Set down word for word the lines running from the line with "Reproduce this chart with matplotlib." to the line with "plt.rcParams['font.family'] = ['Liberation", ends included. Skip every picture.

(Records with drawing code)
* BEGIN *

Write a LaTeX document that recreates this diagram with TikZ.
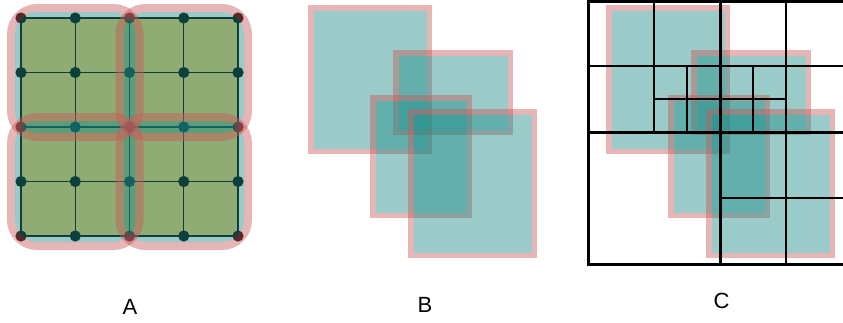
\documentclass[tikz,border=0pt]{standalone}
\usepackage{fontspec}
\setmainfont{Liberation Sans}
\definecolor{tealc}{RGB}{30,140,135}
\definecolor{pinkc}{RGB}{200,90,90}
\definecolor{greenc}{RGB}{239,198,99}
\newcommand\drawRects{%
  \foreach \a/\b/\c/\d in {308/5/432/154, 393/50/513/135, 370/95/472/218, 408/109/537/258}{%
    \fill[tealfill] ({\a+5.5},{\b+5.5}) rectangle ({\c-5.5},{\d-5.5});
    \draw[pinkB] ({\a+2.75},{\b+2.75}) rectangle ({\c-2.75},{\d-2.75});
  }}
\begin{document}
\begin{tikzpicture}[x=1pt,y=-1pt,
  tealfill/.style={fill=tealc,fill opacity=0.45},
  pinkA/.style={draw=pinkc,draw opacity=0.45,line width=8pt,rounded corners=26pt},
  pinkB/.style={draw=pinkc,draw opacity=0.45,line width=5.5pt},
  gridline/.style={draw=black,line width=1.4pt},
  qthick/.style={draw=black,line width=3pt},
  qmid/.style={draw=black,line width=2.6pt},
  qthin/.style={draw=black,line width=1.8pt},
  lbl/.style={font=\fontsize{22}{26}\selectfont,inner sep=0pt}]
\useasboundingbox (0,0) rectangle (843,322);
% ---------- panel A ----------
\foreach \i in {0,...,4}{
  \foreach \j in {0,...,4}{
    \coordinate (p\i\j) at ({21+54.25*\i},{18+54.5*\j});
  }}
\foreach \s/\e in {00/22,20/42,02/24,22/44}{
  \fill[greenc] (p\s) rectangle (p\e);
}
\foreach \i in {0,...,4}{
  \draw[gridline] (p\i0) -- (p\i4);
  \draw[gridline] (p0\i) -- (p4\i);
}
\foreach \i in {0,...,4}{
  \foreach \j in {0,...,4}{
    \fill[black] (p\i\j) circle (5.6);
  }}
\foreach \s/\e in {00/22,20/42,02/24,22/44}{
  \fill[tealfill,rounded corners=22pt] ([shift={(-6,-6)}]p\s) rectangle ([shift={(6,6)}]p\e);
}
\foreach \s/\e in {00/22,20/42,02/24,22/44}{
  \draw[pinkA] ([shift={(-10,-10)}]p\s) rectangle ([shift={(10,10)}]p\e);
}
% ---------- panel B ----------
\drawRects
% ---------- panel C ----------
\begin{scope}[xshift=298pt]
\drawRects
\end{scope}
\draw[qthick] (588,1) rectangle (852,264);
\draw[qthick] (720,1) -- (720,264);
\draw[qthick] (588,132) -- (852,132);
\draw[qmid] (654,1) -- (654,132);
\draw[qmid] (588,66) -- (852,66);
\draw[qmid] (786,1) -- (786,264);
\draw[qmid] (720,198) -- (852,198);
\draw[qthin] (687,66) -- (687,132);
\draw[qthin] (753,66) -- (753,132);
\draw[qthin] (654,99) -- (786,99);
% ---------- labels ----------
\node[lbl] (la) at (130,307) {A};
\node[lbl] (lb) at (425,305) {B};
\node[lbl] (lc) at (721.5,301) {C};
\end{tikzpicture}
\end{document}
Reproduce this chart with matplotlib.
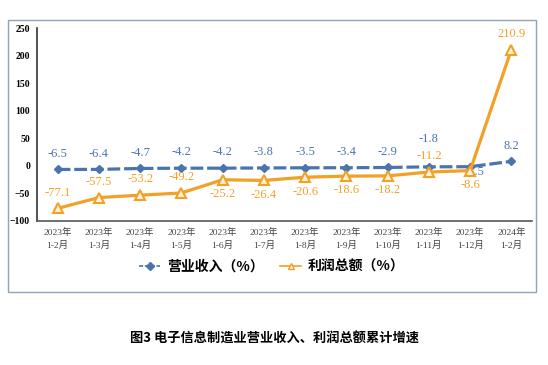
import matplotlib.pyplot as plt
from matplotlib.patches import Rectangle
from matplotlib.lines import Line2D

plt.rcParams['font.family'] = ['Liberation Serif', 'Noto Sans CJK SC']

periods = ['2023年\n1-2月', '2023年\n1-3月', '2023年\n1-4月', '2023年\n1-5月',
           '2023年\n1-6月', '2023年\n1-7月', '2023年\n1-8月', '2023年\n1-9月',
           '2023年\n1-10月', '2023年\n1-11月', '2023年\n1-12月', '2024年\n1-2月']
revenue = [-6.5, -6.4, -4.7, -4.2, -4.2, -3.8, -3.5, -3.4, -2.9, -1.8, -1.5, 8.2]
profit = [-77.1, -57.5, -53.2, -49.2, -25.2, -26.4, -20.6, -18.6, -18.2, -11.2, -8.6, 210.9]
# +1 label above the point, -1 below
profit_side = [1, 1, 1, 1, -1, -1, -1, -1, -1, 1, -1, 1]

blue = '#4A74AE'
orange = '#F2A126'

fig = plt.figure(figsize=(5.48, 3.65), dpi=100)
# outer frame
fig.patches.append(Rectangle((8 / 548, 1 - 292 / 365), 528 / 548, 272 / 365,
                             transform=fig.transFigure, fill=False,
                             edgecolor='#8EA3BC', linewidth=1.0))

ax = fig.add_axes([37 / 548, 1 - 221 / 365, 495 / 548, 193 / 365])
x = list(range(len(periods)))

ax.plot(x, revenue, color=blue, linewidth=2.3, linestyle=(0, (4, 1.2)),
        marker='D', markersize=4.5, markerfacecolor=blue, markeredgecolor=blue,
        zorder=3)
ax.plot(x, profit, color=orange, linewidth=2.3, marker='^', markersize=7,
        markerfacecolor='#FDF0D8', markeredgecolor=orange, markeredgewidth=1.5,
        zorder=4)

for i, v in enumerate(revenue):
    if i == 10:
        ax.annotate(f'{v:.1f}', (i, v), xytext=(3, -4), textcoords='offset points',
                    ha='center', va='center', fontsize=9, color=blue, zorder=2)
        continue
    dy = 16 if i == 9 else 7
    ax.annotate(f'{v:.1f}', (i, v), xytext=(0, dy), textcoords='offset points',
                ha='center', va='bottom', fontsize=9, color=blue)

for i, v in enumerate(profit):
    if profit_side[i] > 0:
        ax.annotate(f'{v:.1f}', (i, v), xytext=(0, 7), textcoords='offset points',
                    ha='center', va='bottom', fontsize=9, color=orange)
    else:
        ax.annotate(f'{v:.1f}', (i, v), xytext=(0, -6), textcoords='offset points',
                    ha='center', va='top', fontsize=9, color=orange)

ax.set_xlim(-0.5, 11.5)
ax.set_ylim(-100, 250)
ax.set_yticks([-100, -50, 0, 50, 100, 150, 200, 250])
ax.set_xticks(x)
ax.set_xticklabels(periods, fontsize=6.8, color='#444444', linespacing=1.5)
for lab in ax.get_yticklabels():
    lab.set_fontweight('bold')
    lab.set_fontsize(7)
ax.tick_params(axis='both', length=0, pad=5)
for s in ['top', 'right']:
    ax.spines[s].set_visible(False)
ax.spines['left'].set_color('#333333')
ax.spines['bottom'].set_color('#555555')
ax.spines['left'].set_linewidth(1.2)
ax.spines['bottom'].set_linewidth(1.2)

handles = [
    Line2D([], [], color=blue, linewidth=1.2, linestyle=(0, (2.5, 1)), marker='D',
           markersize=4, markerfacecolor=blue, markeredgecolor=blue),
    Line2D([], [], color=orange, linewidth=1.2, marker='^', markersize=5,
           markerfacecolor='#FDF0D8', markeredgecolor=orange, markeredgewidth=1),
]
fig.legend(handles, ['营业收入（%）', '利润总额（%）'], loc='center',
           bbox_to_anchor=(272 / 548, 1 - 267 / 365), ncol=2,
           frameon=False, handlelength=1.5, handletextpad=0.5, columnspacing=1.2,
           prop={'family': ['Noto Sans CJK SC'], 'weight': 'bold', 'size': 10})

fig.text(274 / 548, 1 - 338 / 365, '图3 电子信息制造业营业收入、利润总额累计增速',
         ha='center', va='center', fontsize=9.5, fontweight='bold',
         family=['Noto Sans CJK SC'])

fig.savefig('out.png', dpi=100)
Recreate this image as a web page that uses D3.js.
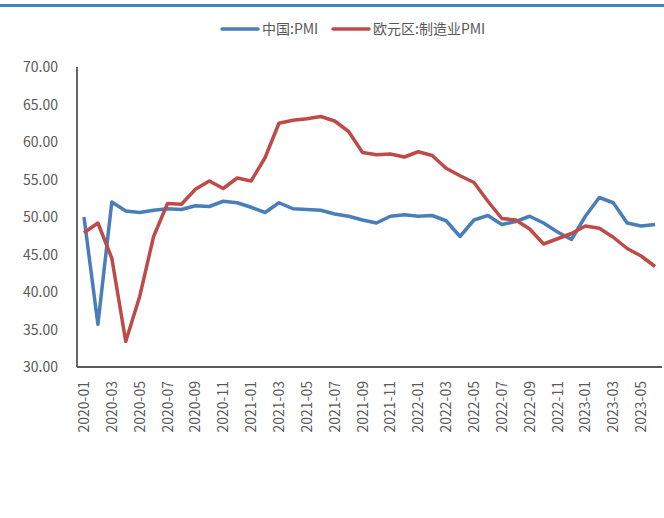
<!DOCTYPE html>
<html lang="zh">

<head>
    <meta charset="utf-8" />
    <title>PMI</title>
    <script src="https://cdn.jsdelivr.net/npm/d3@7"></script>
    <style>
        body { margin: 0; background: #fff; }
        text { font-family: "Noto Sans CJK SC", "Open Sans", sans-serif; }
    </style>
</head>

<body>
    <script>
        // months 2020-01 .. 2023-06
        var months = [];
        [2020, 2021, 2022, 2023].forEach(function(y) {
            for (var m = 1; m <= 12; m++) {
                if (y === 2023 && m > 6) break;
                months.push(y + "-" + (m < 10 ? "0" + m : m));
            }
        });

        var chinaPMI = [50.0, 35.7, 52.0, 50.8, 50.6, 50.9, 51.1, 51.0, 51.5, 51.4, 52.1, 51.9,
            51.3, 50.6, 51.9, 51.1, 51.0, 50.9, 50.4, 50.1, 49.6, 49.2, 50.1, 50.3,
            50.1, 50.2, 49.5, 47.4, 49.6, 50.2, 49.0, 49.4, 50.1, 49.2, 48.0, 47.0,
            50.1, 52.6, 51.9, 49.2, 48.8, 49.0];
        var euroPMI = [47.9, 49.2, 44.5, 33.4, 39.4, 47.4, 51.8, 51.7, 53.7, 54.8, 53.8, 55.2,
            54.8, 57.9, 62.5, 62.9, 63.1, 63.4, 62.8, 61.4, 58.6, 58.3, 58.4, 58.0,
            58.7, 58.2, 56.5, 55.5, 54.6, 52.1, 49.8, 49.6, 48.4, 46.4, 47.1, 47.8,
            48.8, 48.5, 47.3, 45.8, 44.8, 43.4];
        var yTicks = [30, 35, 40, 45, 50, 55, 60, 65, 70];
        var seriesNames = ["中国:PMI", "欧元区:制造业PMI"];
        var colors = ["#4a7ebb", "#be4b48"];

        var w = 664, h = 518;
        var svg = d3.select("body").append("svg").attr("width", w).attr("height", h);

        // top banner line
        svg.append("rect").attr("x", 0).attr("y", 4).attr("width", w).attr("height", 3)
            .attr("fill", "#3d85c6");

        var x = d3.scaleBand().domain(months).range([77, 662]);
        var y = d3.scaleLinear().domain([30, 70]).range([367, 67]);

        // y axis
        svg.append("line").attr("x1", 77).attr("x2", 77).attr("y1", y(70)).attr("y2", y(30))
            .attr("stroke", "#000").attr("stroke-width", 1.2);
        svg.selectAll(".ylab").data(yTicks).enter().append("text")
            .attr("x", 58).attr("y", function(d) { return y(d) + 5; })
            .attr("text-anchor", "end").attr("font-size", "14px").attr("fill", "#595959")
            .text(function(d) { return d.toFixed(2); });

        // x axis
        svg.append("line").attr("x1", 77).attr("x2", 662).attr("y1", y(30)).attr("y2", y(30))
            .attr("stroke", "#595959").attr("stroke-width", 2);
        svg.selectAll(".xlab").data(months.filter(function(d, i) { return i % 2 === 0; }))
            .enter().append("text")
            .attr("transform", function(d) {
                return "translate(" + (x(d) + x.bandwidth() / 2 + 5) + ",381) rotate(-90)";
            })
            .attr("text-anchor", "end").attr("font-size", "14px").attr("fill", "#595959")
            .text(function(d) { return d; });

        var line = d3.line()
            .x(function(d, i) { return x(months[i]) + x.bandwidth() / 2; })
            .y(function(d) { return y(d); });

        [chinaPMI, euroPMI].forEach(function(s, k) {
            svg.append("path").datum(s).attr("d", line)
                .attr("fill", "none").attr("stroke", colors[k]).attr("stroke-width", 3.5)
                .attr("stroke-linejoin", "round");
        });

        // legend
        var legX = [222, 333];
        seriesNames.forEach(function(n, k) {
            svg.append("line").attr("x1", legX[k]).attr("x2", legX[k] + 36)
                .attr("y1", 29).attr("y2", 29)
                .attr("stroke", colors[k]).attr("stroke-width", 3.5).attr("stroke-linecap", "round");
            svg.append("text").attr("x", legX[k] + 40).attr("y", 34)
                .attr("font-size", "14px").attr("fill", "#595959").text(n);
        });
    </script>
</body>

</html>
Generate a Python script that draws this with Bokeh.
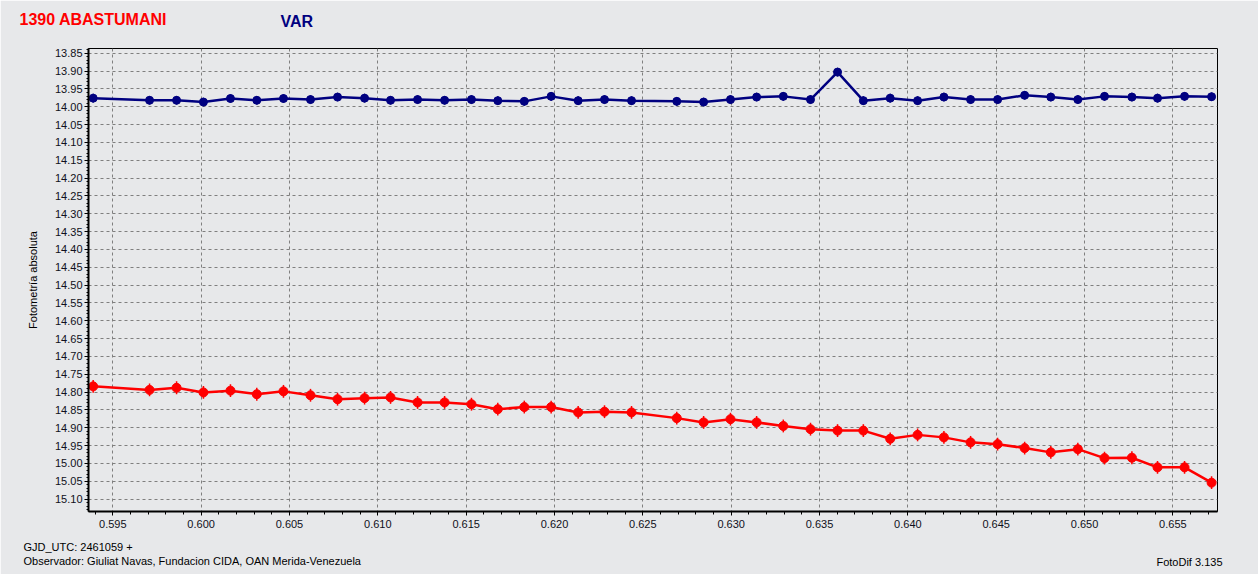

* END *

# Exercise output
Reproduce this chart with matplotlib.
import matplotlib.pyplot as plt
from matplotlib.patches import Rectangle
from matplotlib.lines import Line2D

plt.rcParams['font.family'] = ['Liberation Serif', 'Noto Sans CJK SC']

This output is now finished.